6 of 193 comments (clear)

  1. Shocking. by fuzzyfuzzyfungus · · Score: 5, Insightful

    Similar linux kernels perform mostly similarly on identical hardware, except for the pre-production one that they probably haven't bothered to polish for any particular real-world hardware yet.

    1. Re:Shocking. by RanCossack · · Score: 5, Informative

      Notice they didn't bother comparing any of them to either Windows 7 or Mac OS X. They wouldn't want open source to look bad, would they? LOL.

      I know, right? Moblin's boot time can't hold a candle to Windows 7's, but the real powerhouse is Vista -- a boot time score higher than Moblin, Ubuntu, Suse, and Fedora's all *combined*... and then *squared*.

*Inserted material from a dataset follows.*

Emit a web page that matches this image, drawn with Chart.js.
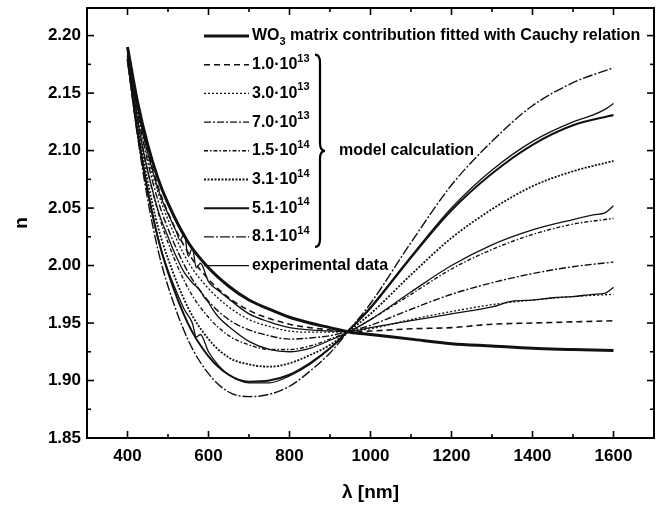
<!DOCTYPE html>
<html><head><meta charset="utf-8">
<script src="https://cdn.jsdelivr.net/npm/chart.js@4.4.1/dist/chart.umd.min.js"></script>
<style>html,body{margin:0;padding:0;background:#fff;}#wrap{width:663px;height:508px;}</style>
</head><body><div id="wrap"><canvas id="c" width="663" height="508"></canvas></div>
<script>
// ---- data ----
const lambdaModel = [400,425,450,475,500,550,600,650,700,750,800,850,900,950,1000,1100,1200,1300,1400,1500,1600];
const nWO3   = [2.190,2.142,2.105,2.076,2.054,2.020,1.998,1.982,1.970,1.962,1.955,1.950,1.946,1.942,1.940,1.936,1.932,1.930,1.928,1.927,1.926];
const n1_0e13 = [2.189,2.139,2.100,2.069,2.046,2.011,1.988,1.972,1.961,1.954,1.949,1.946,1.944,1.942,1.943,1.945,1.946,1.949,1.950,1.951,1.952];
const n3_0e13 = [2.188,2.136,2.095,2.064,2.040,2.003,1.980,1.964,1.953,1.947,1.943,1.942,1.942,1.943,1.945,1.953,1.960,1.966,1.970,1.973,1.975];
const n7_0e13 = [2.186,2.133,2.090,2.057,2.032,1.994,1.969,1.953,1.944,1.939,1.936,1.937,1.939,1.943,1.948,1.962,1.975,1.985,1.993,1.999,2.003];
const n1_5e14 = [2.184,2.128,2.082,2.047,2.020,1.980,1.955,1.939,1.931,1.927,1.927,1.930,1.936,1.943,1.953,1.975,1.997,2.014,2.027,2.036,2.041];
const n3_1e14 = [2.182,2.122,2.073,2.034,2.006,1.963,1.936,1.920,1.914,1.912,1.915,1.922,1.931,1.944,1.958,1.992,2.024,2.049,2.069,2.082,2.091];
const n5_1e14 = [2.180,2.117,2.065,2.024,1.994,1.949,1.921,1.905,1.899,1.900,1.905,1.915,1.928,1.945,1.963,2.007,2.048,2.080,2.105,2.122,2.131];
const n8_1e14 = [2.178,2.112,2.057,2.014,1.982,1.935,1.906,1.890,1.886,1.888,1.895,1.908,1.924,1.945,1.967,2.020,2.070,2.108,2.139,2.159,2.172];

const lambdaExpA = [400,420,440,460,480,500,520,530,540,550,560,570,580,600,625,650,700,750,800,850,900,950,1000,1100,1200,1300,1350,1400,1450,1500,1550,1580,1600];
const nExpA      = [2.186,2.146,2.112,2.085,2.062,2.045,2.030,2.022,2.028,2.008,2.015,1.998,2.002,1.986,1.978,1.971,1.958,1.951,1.946,1.944,1.943,1.943,1.946,1.952,1.958,1.964,1.969,1.970,1.972,1.973,1.975,1.976,1.981];
const lambdaExpB = [400,420,440,460,480,500,520,540,560,580,590,600,610,625,650,700,750,800,850,900,950,1000,1100,1200,1300,1400,1500,1550,1580,1600];
const nExpB      = [2.184,2.138,2.098,2.068,2.043,2.025,2.008,1.994,1.985,1.978,1.972,1.968,1.962,1.955,1.947,1.934,1.927,1.925,1.928,1.935,1.943,1.953,1.977,2.000,2.018,2.031,2.040,2.044,2.046,2.052];
const lambdaExpC = [400,420,440,460,480,500,520,540,560,570,580,600,625,650,700,750,800,850,900,950,1000,1100,1200,1300,1400,1500,1550,1580,1600];
const nExpC      = [2.180,2.125,2.082,2.047,2.018,1.996,1.978,1.962,1.950,1.938,1.940,1.925,1.913,1.905,1.898,1.898,1.904,1.914,1.928,1.945,1.964,2.008,2.050,2.083,2.108,2.125,2.131,2.136,2.141];

const xTickValues = [400,600,800,1000,1200,1400,1600];
const yTickValues = [1.85,1.90,1.95,2.00,2.05,2.10,2.15,2.20];
const legendLabels = ['WO_3 matrix contribution fitted with Cauchy relation','1.0·10^13','3.0·10^13','7.0·10^13','1.5·10^14','3.1·10^14','5.1·10^14','8.1·10^14','experimental data'];
const braceText = 'model calculation';
const xTitle = 'λ [nm]';
const yTitle = 'n';

// ---- build datasets ----
const pts = (xs, ys) => xs.map((x,i)=>({x, y: ys[i]}));
const K = '#111';
const datasets = [
  {data: pts(lambdaExpA,nExpA), borderWidth:1.3, borderDash:[], tension:0, leg:-1},
  {data: pts(lambdaExpB,nExpB), borderWidth:1.3, borderDash:[], tension:0, leg:-1},
  {data: pts(lambdaExpC,nExpC), borderWidth:1.3, borderDash:[], tension:0, leg:8},
  {data: pts(lambdaModel,n1_0e13), borderWidth:1.6, borderDash:[6,4], leg:1},
  {data: pts(lambdaModel,n3_0e13), borderWidth:1.3, borderDash:[2,2], leg:2},
  {data: pts(lambdaModel,n7_0e13), borderWidth:1.4, borderDash:[7,2,2,2], leg:3},
  {data: pts(lambdaModel,n1_5e14), borderWidth:1.4, borderDash:[4,2,1.5,2], leg:4},
  {data: pts(lambdaModel,n3_1e14), borderWidth:1.8, borderDash:[2,1.5], leg:5},
  {data: pts(lambdaModel,n5_1e14), borderWidth:2, borderDash:[], leg:6},
  {data: pts(lambdaModel,n8_1e14), borderWidth:1.4, borderDash:[10,2,2,2], leg:7},
  {data: pts(lambdaModel,nWO3), borderWidth:3, borderDash:[], leg:0}
].map(d => Object.assign({borderColor:K, pointRadius:0, fill:false, cubicInterpolationMode:'monotone', tension:0.4}, d));

const FONT = 'Liberation Sans, Arial, sans-serif';

const framePlugin = {
  id:'frame',
  afterDraw(chart){
    const {ctx, chartArea:a, scales:{x, y}} = chart;
    ctx.save();
    ctx.strokeStyle = '#000'; ctx.setLineDash([]);
    ctx.lineWidth = 2;
    ctx.strokeRect(a.left, a.top, a.right-a.left, a.bottom-a.top);
    ctx.lineWidth = 1.6;
    const tick = (x1,y1,x2,y2)=>{ctx.beginPath();ctx.moveTo(x1,y1);ctx.lineTo(x2,y2);ctx.stroke();};
    for (let v=300; v<=1700; v+=100){
      const px = x.getPixelForValue(v);
      const L = (v%200===0) ? 7 : 4;
      tick(px,a.bottom,px,a.bottom-L); tick(px,a.top,px,a.top+L);
    }
    for (let k=0; k<=14; k++){
      const v = 1.85 + k*0.025;
      const py = y.getPixelForValue(v);
      const L = (k%2===0) ? 7 : 4;
      tick(a.left,py,a.left+L,py); tick(a.right,py,a.right-L,py);
    }
    ctx.restore();
  }
};

const legendPlugin = {
  id:'customLegend',
  afterDraw(chart){
    const ctx = chart.ctx;
    const x0=204, x1=249, tx=252, y0=36, dy=28.7;
    const fs = 16;
    ctx.save();
    ctx.textBaseline = 'middle';
    ctx.fillStyle = '#000';
    const rows = [];
    chart.data.datasets.forEach(ds => { if (ds.leg >= 0) rows[ds.leg] = ds; });
    rows.forEach((ds,i)=>{
      const y = y0 + i*dy;
      ctx.beginPath(); ctx.setLineDash(ds.borderDash||[]); ctx.lineWidth = ds.borderWidth; ctx.strokeStyle = ds.borderColor;
      ctx.moveTo(x0,y); ctx.lineTo(x1,y); ctx.stroke();
      ctx.setLineDash([]);
      const lab = legendLabels[i];
      let x = tx;
      const m = lab.match(/^(.*?)([_^])(\d+)(.*)$/);
      const parts = m ? [[m[1],0],[m[3], m[2]==='^'?-1:1],[m[4],0]] : [[lab,0]];
      parts.forEach(([t,s])=>{
        if(!t) return;
        ctx.font = s ? ('bold 11px ' + FONT) : ('bold ' + fs + 'px ' + FONT);
        ctx.fillText(t, x, y + (s<0 ? -6 : s>0 ? 6 : 0));
        x += ctx.measureText(t).width;
      });
    });
    // brace
    const bx = 320, top = y0+dy*1-10, bot = y0+dy*7+10, mid = y0+dy*4;
    ctx.lineWidth = 2.2; ctx.strokeStyle = '#000';
    ctx.beginPath();
    ctx.moveTo(bx-5, top);
    ctx.quadraticCurveTo(bx, top, bx, top+8);
    ctx.lineTo(bx, mid-8);
    ctx.quadraticCurveTo(bx, mid, bx+5, mid);
    ctx.quadraticCurveTo(bx, mid, bx, mid+8);
    ctx.lineTo(bx, bot-8);
    ctx.quadraticCurveTo(bx, bot, bx-5, bot);
    ctx.stroke();
    ctx.font = 'bold ' + fs + 'px ' + FONT;
    ctx.fillText(braceText, 339, mid);
    ctx.restore();
  }
};

new Chart(document.getElementById('c'), {
  type:'line',
  data:{ datasets },
  options:{
    responsive:false, animation:false, devicePixelRatio:1,
    layout:{ padding:{ left:0, right:9, top:8, bottom:0 } },
    plugins:{ legend:{display:false}, tooltip:{enabled:false} },
    scales:{
      x:{ type:'linear', min:300, max:1700,
          afterBuildTicks: s => { s.ticks = xTickValues.map(v=>({value:v})); },
          afterFit: s => { s.height = 70; s.paddingLeft = 0; s.paddingRight = 0; },
          grid:{ display:false, drawTicks:false },
          border:{ display:true, color:'#000', width:2 },
          ticks:{ color:'#000', padding:8, font:{ family:FONT, size:17, weight:'bold' }, callback: v => String(v), maxRotation:0 },
          title:{ display:true, text:xTitle, color:'#000', font:{ family:FONT, size:19, weight:'bold' }, padding:{top:6, bottom:4} } },
      y:{ type:'linear', min:1.85, max:2.224,
          afterBuildTicks: s => { s.ticks = yTickValues.map(v=>({value:v})); },
          afterFit: s => { s.width = 87; s.paddingTop = 0; s.paddingBottom = 0; },
          grid:{ display:false, drawTicks:false },
          border:{ display:true, color:'#000', width:2 },
          ticks:{ color:'#000', padding:6, font:{ family:FONT, size:17, weight:'bold' }, callback: v => Number(v).toFixed(2) },
          title:{ display:true, text:yTitle, color:'#000', font:{ family:FONT, size:19, weight:'bold' }, padding:{top:10, bottom:0} } }
    }
  },
  plugins:[framePlugin, legendPlugin]
});
</script></body></html>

      Now, if you'll excuse me, I'm off to dominate a game of golf.

  2. If you really care about Linux performance... by Silverlancer · · Score: 5, Informative

    There's been an enormous improvement in the Linux scheduler in recent months--in some cases the performance improvements are as high as 60-80% with simple multithreaded apps like video encoders. The instant 2.6.32 comes out officially, expect to start seeing some completely absurd results in stupid "comparisons between Linux distros" like these, where the distros that happened to update to .32 trash the ones that haven't yet.

    1. Re:If you really care about Linux performance... by Anonymous Coward · · Score: 5, Funny

      Nuh uh! You aren't gonna get me to EVER click another link hosted in the .cx domain.

  3. Let's stop calling it "Chrome OS". by Anonymous Coward · · Score: 5, Funny

    Face it, "Chrome OS" isn't an operating system in any way. It's a web browser running on a Linux distribution. Nothing more, nothing less.

    A more appropriate name for it is "Chrome Fullscreen".

    1. Re:Let's stop calling it "Chrome OS". by mcrbids · · Score: 5, Insightful

      A more appropriate name for it is "Chrome Fullscreen".

      An even more appropriate name for it is "Chrome's Google-Confusion-Fest". Because Google is starting to bewilder me with parallel, seemingly conflicting options!

      1) There's Chromium O/S, which is pretty much just a Linux distro with a browser.

      2) There's Android O/S, which is pretty much just a Linux distro with a browser, that's incompatible with Chromium.

      3) There's Google Gears, which is pretty cool, but doesn't work with Chromium O/S, or Chrome the browser.

      4) There's Chrome itself, whicch is just a browser, without a distro of any kind, and paradoxically, doesn't work on Linux.

      In short, while Google has been lobbing all this juicy-looking stuff out onto the marketplace, it's been set up in such a way as the boxes are likely to fall on anxious developers.

      This looks to me more like a minefield than a fruited plain!

      Come on, Google! If you want me, a developer, to "jump on board" with your stuff, you'd better get it all talking to each other, because your deeply fragmented product lines are causing me to shun your products.

      --
      I have no problem with your religion until you decide it's reason to deprive others of the truth.